-------- Records supplied --------
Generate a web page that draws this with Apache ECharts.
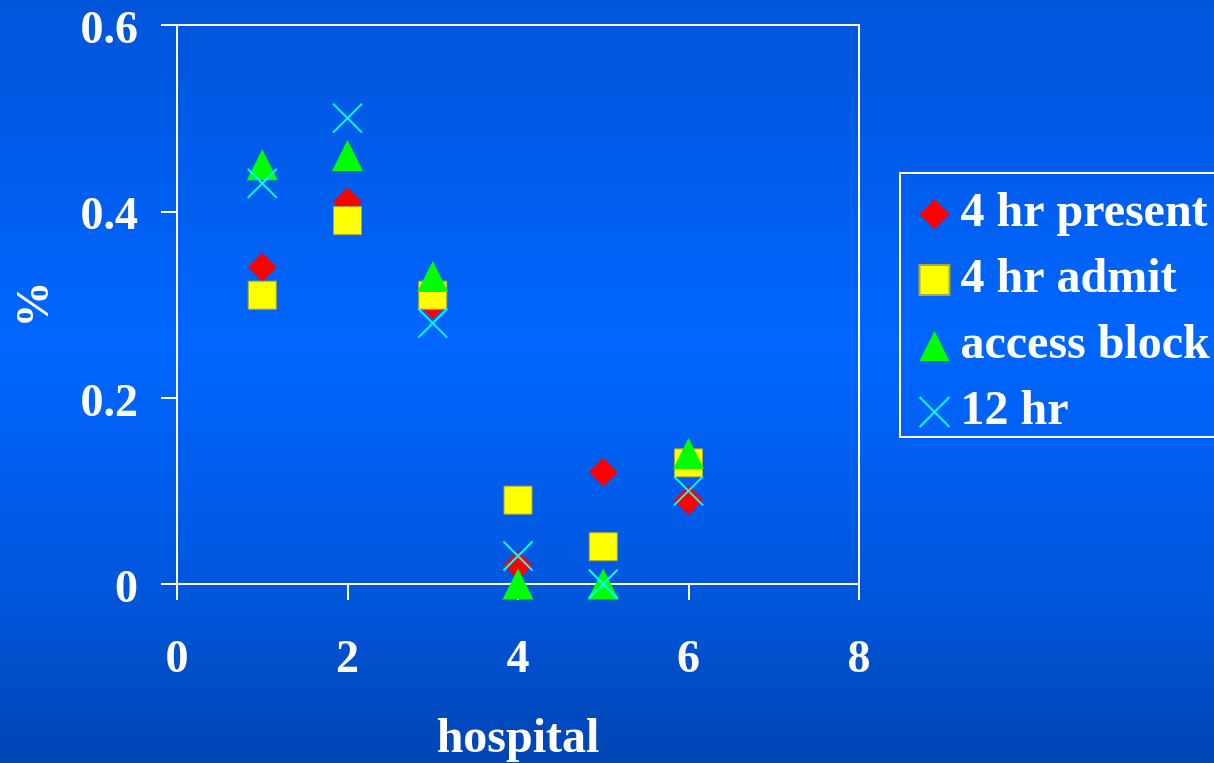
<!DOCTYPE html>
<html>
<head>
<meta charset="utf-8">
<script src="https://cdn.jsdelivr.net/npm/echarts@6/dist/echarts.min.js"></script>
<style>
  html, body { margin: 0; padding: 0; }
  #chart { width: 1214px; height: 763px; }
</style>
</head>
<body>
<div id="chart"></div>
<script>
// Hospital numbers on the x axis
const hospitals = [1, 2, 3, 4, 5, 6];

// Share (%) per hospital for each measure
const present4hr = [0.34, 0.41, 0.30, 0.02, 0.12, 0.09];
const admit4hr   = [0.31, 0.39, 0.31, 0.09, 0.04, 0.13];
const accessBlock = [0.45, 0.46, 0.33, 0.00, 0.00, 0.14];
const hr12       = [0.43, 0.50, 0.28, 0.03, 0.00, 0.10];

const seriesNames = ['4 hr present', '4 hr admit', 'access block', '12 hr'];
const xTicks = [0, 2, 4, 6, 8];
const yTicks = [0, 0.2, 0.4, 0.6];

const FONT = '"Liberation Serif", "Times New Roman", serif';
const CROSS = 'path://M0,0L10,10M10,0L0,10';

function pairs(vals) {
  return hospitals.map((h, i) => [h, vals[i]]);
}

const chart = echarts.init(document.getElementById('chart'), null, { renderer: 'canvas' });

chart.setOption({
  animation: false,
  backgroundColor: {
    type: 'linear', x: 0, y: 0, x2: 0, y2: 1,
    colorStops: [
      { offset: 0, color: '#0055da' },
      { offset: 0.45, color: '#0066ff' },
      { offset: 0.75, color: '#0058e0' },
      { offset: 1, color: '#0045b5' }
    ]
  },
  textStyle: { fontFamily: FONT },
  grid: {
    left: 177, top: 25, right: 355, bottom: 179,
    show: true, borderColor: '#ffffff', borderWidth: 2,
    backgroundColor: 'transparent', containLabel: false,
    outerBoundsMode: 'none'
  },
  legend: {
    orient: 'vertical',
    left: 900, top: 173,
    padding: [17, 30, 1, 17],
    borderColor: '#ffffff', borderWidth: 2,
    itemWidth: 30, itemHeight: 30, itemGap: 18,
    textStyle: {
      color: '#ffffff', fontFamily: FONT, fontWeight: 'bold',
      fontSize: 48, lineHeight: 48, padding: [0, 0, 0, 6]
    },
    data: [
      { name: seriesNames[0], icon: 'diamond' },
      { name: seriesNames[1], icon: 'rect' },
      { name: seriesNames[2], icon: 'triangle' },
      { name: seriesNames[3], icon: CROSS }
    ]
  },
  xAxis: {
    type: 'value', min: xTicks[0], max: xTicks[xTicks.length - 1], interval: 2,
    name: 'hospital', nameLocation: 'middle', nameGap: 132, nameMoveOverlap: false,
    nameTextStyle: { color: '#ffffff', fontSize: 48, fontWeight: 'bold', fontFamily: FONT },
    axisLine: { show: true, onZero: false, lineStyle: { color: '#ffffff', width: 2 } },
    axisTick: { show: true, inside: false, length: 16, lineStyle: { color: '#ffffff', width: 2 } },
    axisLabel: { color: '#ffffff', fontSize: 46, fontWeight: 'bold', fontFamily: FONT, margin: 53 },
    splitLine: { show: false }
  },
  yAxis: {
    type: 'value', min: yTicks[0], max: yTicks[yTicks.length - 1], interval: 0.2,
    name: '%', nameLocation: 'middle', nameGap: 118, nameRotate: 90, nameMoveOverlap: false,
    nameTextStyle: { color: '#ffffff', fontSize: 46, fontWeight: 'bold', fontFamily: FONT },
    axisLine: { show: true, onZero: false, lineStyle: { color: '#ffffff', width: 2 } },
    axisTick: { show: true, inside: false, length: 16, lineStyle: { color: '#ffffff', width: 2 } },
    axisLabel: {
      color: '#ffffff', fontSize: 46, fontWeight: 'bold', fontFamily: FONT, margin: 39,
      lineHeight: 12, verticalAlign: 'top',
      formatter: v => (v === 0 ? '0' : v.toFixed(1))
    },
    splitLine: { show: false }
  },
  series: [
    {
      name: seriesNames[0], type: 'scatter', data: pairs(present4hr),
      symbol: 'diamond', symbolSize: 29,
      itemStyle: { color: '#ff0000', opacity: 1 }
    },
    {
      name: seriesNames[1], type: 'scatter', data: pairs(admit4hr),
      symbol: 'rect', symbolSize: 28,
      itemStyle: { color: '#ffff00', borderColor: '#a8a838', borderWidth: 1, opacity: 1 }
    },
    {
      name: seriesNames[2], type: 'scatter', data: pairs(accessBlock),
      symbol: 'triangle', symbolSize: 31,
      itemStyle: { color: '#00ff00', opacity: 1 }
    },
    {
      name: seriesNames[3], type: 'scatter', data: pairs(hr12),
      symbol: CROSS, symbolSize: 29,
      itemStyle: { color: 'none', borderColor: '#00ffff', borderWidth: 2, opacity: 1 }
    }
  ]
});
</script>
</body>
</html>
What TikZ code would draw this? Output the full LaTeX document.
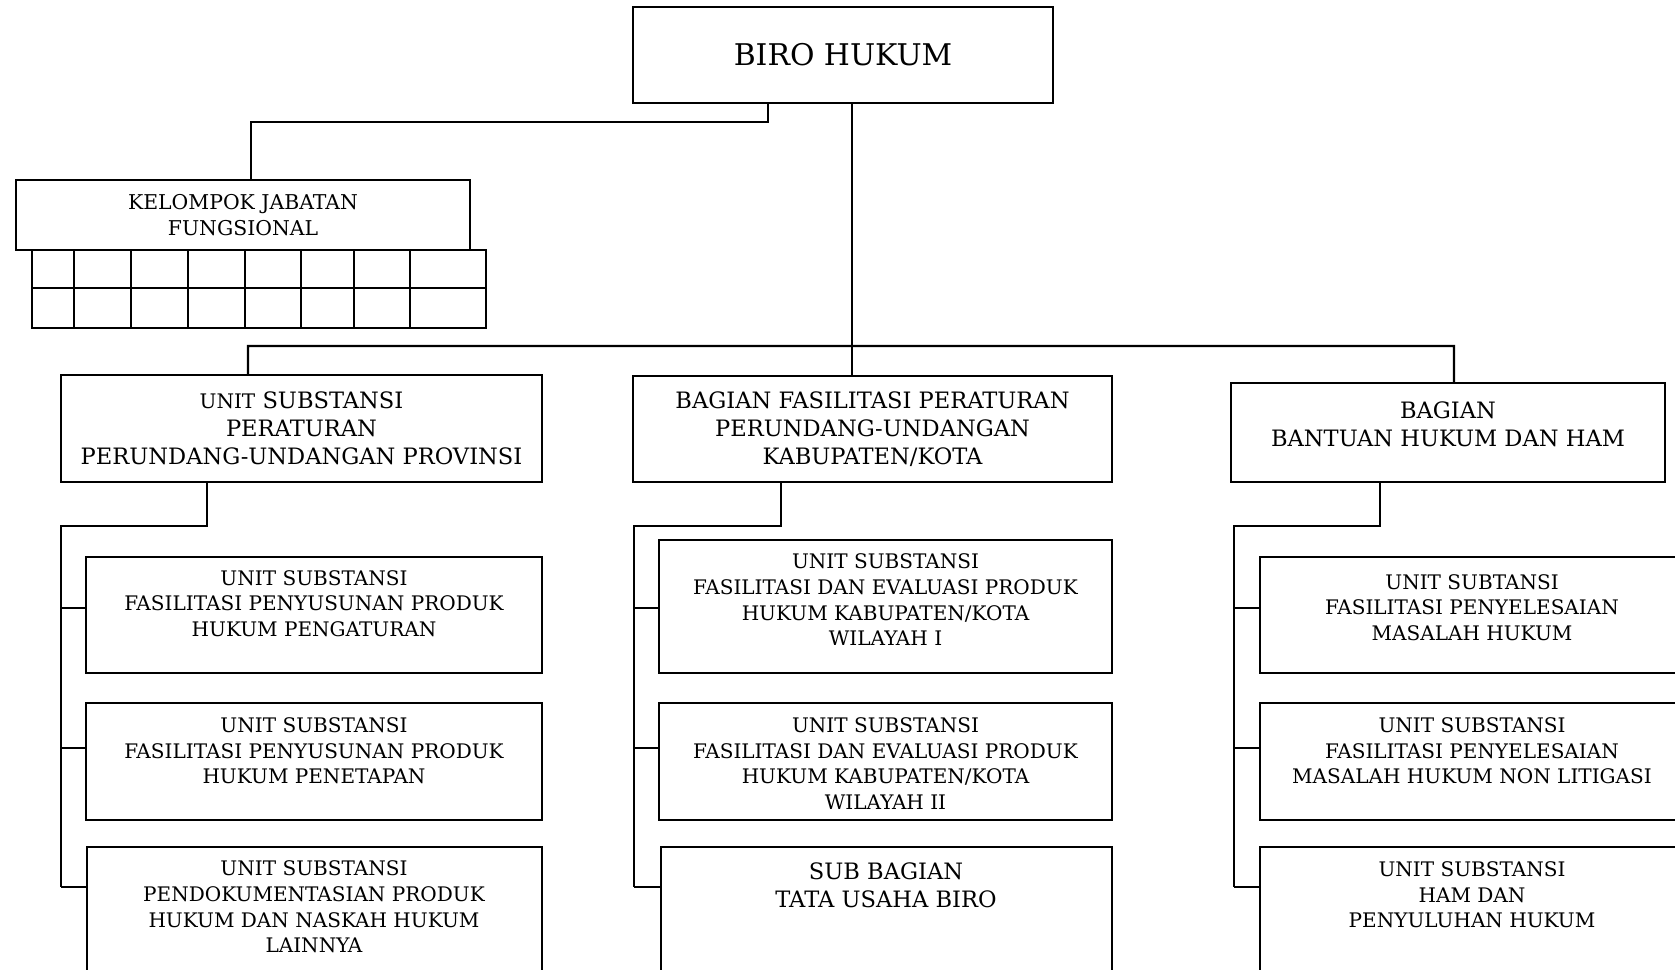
--------
### Aim of the exercise:
Only the lines from the start of the records to the line with "const CROSS = 'path://M0,0L10,10M10,0L0,10';" belong in the copy. Print them exactly, minus pictures.

### Result of the task:
Generate a web page that draws this with Apache ECharts.
<!DOCTYPE html>
<html>
<head>
<meta charset="utf-8">
<script src="https://cdn.jsdelivr.net/npm/echarts@6/dist/echarts.min.js"></script>
<style>
  html, body { margin: 0; padding: 0; }
  #chart { width: 1214px; height: 763px; }
</style>
</head>
<body>
<div id="chart"></div>
<script>
// Hospital numbers on the x axis
const hospitals = [1, 2, 3, 4, 5, 6];

// Share (%) per hospital for each measure
const present4hr = [0.34, 0.41, 0.30, 0.02, 0.12, 0.09];
const admit4hr   = [0.31, 0.39, 0.31, 0.09, 0.04, 0.13];
const accessBlock = [0.45, 0.46, 0.33, 0.00, 0.00, 0.14];
const hr12       = [0.43, 0.50, 0.28, 0.03, 0.00, 0.10];

const seriesNames = ['4 hr present', '4 hr admit', 'access block', '12 hr'];
const xTicks = [0, 2, 4, 6, 8];
const yTicks = [0, 0.2, 0.4, 0.6];

const FONT = '"Liberation Serif", "Times New Roman", serif';
const CROSS = 'path://M0,0L10,10M10,0L0,10';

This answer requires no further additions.